• **Exercise directions**
Extract, in full, the lines below, beginning at the first and ending with the line that contains "LineChart, XAxis, YAxis". Pictures do not belong in the copy.
+++ Available data +++
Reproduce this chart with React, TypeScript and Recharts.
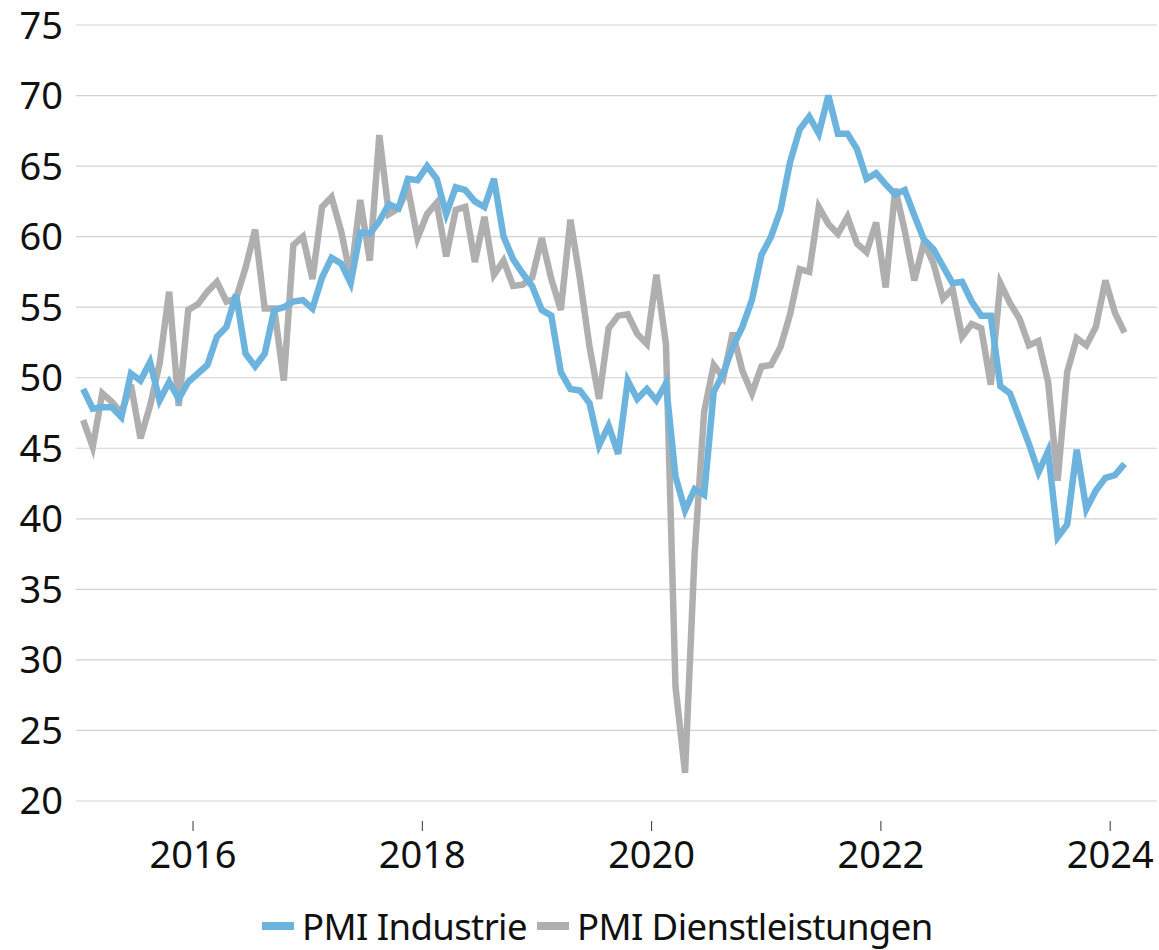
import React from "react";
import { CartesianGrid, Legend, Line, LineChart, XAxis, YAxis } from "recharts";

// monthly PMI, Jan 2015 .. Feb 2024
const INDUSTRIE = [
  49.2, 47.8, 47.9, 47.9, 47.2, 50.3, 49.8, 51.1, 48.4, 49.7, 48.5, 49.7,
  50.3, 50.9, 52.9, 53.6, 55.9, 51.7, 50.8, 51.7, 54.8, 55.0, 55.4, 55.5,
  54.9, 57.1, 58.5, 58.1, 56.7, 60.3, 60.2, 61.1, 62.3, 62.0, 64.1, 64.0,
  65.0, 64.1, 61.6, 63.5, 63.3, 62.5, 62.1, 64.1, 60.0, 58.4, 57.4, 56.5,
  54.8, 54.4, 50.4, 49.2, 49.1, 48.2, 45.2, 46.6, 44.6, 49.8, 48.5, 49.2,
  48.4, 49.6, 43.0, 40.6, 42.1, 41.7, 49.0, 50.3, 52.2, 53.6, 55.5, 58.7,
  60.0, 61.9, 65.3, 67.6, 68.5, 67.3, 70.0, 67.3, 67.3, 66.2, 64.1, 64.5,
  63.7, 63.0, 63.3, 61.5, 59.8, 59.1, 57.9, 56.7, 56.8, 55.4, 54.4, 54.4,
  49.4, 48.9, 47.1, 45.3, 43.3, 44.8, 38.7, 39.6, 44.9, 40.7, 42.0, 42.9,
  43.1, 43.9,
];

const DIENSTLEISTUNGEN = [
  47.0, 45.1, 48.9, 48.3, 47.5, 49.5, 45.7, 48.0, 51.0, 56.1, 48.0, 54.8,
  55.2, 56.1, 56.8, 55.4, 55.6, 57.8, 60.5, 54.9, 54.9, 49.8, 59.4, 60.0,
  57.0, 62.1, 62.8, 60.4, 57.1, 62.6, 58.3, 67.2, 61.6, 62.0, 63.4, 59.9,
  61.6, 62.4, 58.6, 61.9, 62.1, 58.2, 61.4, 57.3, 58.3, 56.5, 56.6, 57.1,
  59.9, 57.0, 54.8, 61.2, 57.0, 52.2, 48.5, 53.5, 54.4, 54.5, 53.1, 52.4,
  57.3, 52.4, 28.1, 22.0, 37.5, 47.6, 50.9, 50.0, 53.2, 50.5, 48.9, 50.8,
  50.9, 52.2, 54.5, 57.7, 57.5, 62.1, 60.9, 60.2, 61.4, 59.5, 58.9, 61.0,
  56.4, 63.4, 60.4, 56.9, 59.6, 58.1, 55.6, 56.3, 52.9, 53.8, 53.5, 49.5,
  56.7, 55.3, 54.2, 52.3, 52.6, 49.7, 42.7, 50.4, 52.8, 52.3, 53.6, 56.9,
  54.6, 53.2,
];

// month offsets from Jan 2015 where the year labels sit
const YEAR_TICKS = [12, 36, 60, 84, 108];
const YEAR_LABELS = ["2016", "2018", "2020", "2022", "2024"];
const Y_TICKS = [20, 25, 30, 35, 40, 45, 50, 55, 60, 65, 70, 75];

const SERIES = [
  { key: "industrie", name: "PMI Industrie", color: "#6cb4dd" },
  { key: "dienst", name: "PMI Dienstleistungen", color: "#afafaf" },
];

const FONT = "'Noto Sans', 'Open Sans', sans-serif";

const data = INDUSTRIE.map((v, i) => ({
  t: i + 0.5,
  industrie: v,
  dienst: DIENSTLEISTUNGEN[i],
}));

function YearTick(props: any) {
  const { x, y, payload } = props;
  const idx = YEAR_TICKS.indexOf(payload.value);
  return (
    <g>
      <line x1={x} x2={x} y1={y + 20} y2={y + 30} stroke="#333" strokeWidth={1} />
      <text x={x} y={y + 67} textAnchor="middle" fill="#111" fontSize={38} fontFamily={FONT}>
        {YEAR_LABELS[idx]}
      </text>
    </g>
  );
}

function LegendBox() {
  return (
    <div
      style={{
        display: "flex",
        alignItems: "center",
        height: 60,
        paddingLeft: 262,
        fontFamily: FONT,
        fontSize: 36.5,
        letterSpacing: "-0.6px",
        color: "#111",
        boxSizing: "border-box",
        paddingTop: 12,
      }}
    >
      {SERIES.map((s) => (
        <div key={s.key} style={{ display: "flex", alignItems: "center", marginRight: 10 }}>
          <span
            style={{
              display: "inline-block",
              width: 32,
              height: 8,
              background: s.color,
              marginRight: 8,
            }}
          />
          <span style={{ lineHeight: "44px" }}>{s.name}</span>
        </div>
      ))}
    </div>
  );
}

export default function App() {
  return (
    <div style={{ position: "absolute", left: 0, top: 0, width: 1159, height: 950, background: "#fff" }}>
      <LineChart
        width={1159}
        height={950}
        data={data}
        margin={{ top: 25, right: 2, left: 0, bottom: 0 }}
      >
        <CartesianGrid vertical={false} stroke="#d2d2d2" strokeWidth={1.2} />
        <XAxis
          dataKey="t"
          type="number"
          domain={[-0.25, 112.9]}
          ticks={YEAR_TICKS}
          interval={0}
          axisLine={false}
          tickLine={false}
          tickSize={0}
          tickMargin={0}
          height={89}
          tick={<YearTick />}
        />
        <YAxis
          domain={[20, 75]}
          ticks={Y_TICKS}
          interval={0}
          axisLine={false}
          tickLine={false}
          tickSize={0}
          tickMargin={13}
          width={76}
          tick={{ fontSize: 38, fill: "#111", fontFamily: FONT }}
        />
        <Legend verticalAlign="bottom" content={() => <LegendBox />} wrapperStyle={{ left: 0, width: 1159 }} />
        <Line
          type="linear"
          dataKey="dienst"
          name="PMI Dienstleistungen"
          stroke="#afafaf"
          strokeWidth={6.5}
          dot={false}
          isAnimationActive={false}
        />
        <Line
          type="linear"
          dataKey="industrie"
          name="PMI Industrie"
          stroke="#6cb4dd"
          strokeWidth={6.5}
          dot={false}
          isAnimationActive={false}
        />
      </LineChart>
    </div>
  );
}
+++
• **Worked solution**
Reproduce this chart with React, TypeScript and Recharts.
import React from "react";
import { CartesianGrid, Legend, Line, LineChart, XAxis, YAxis } from "recharts";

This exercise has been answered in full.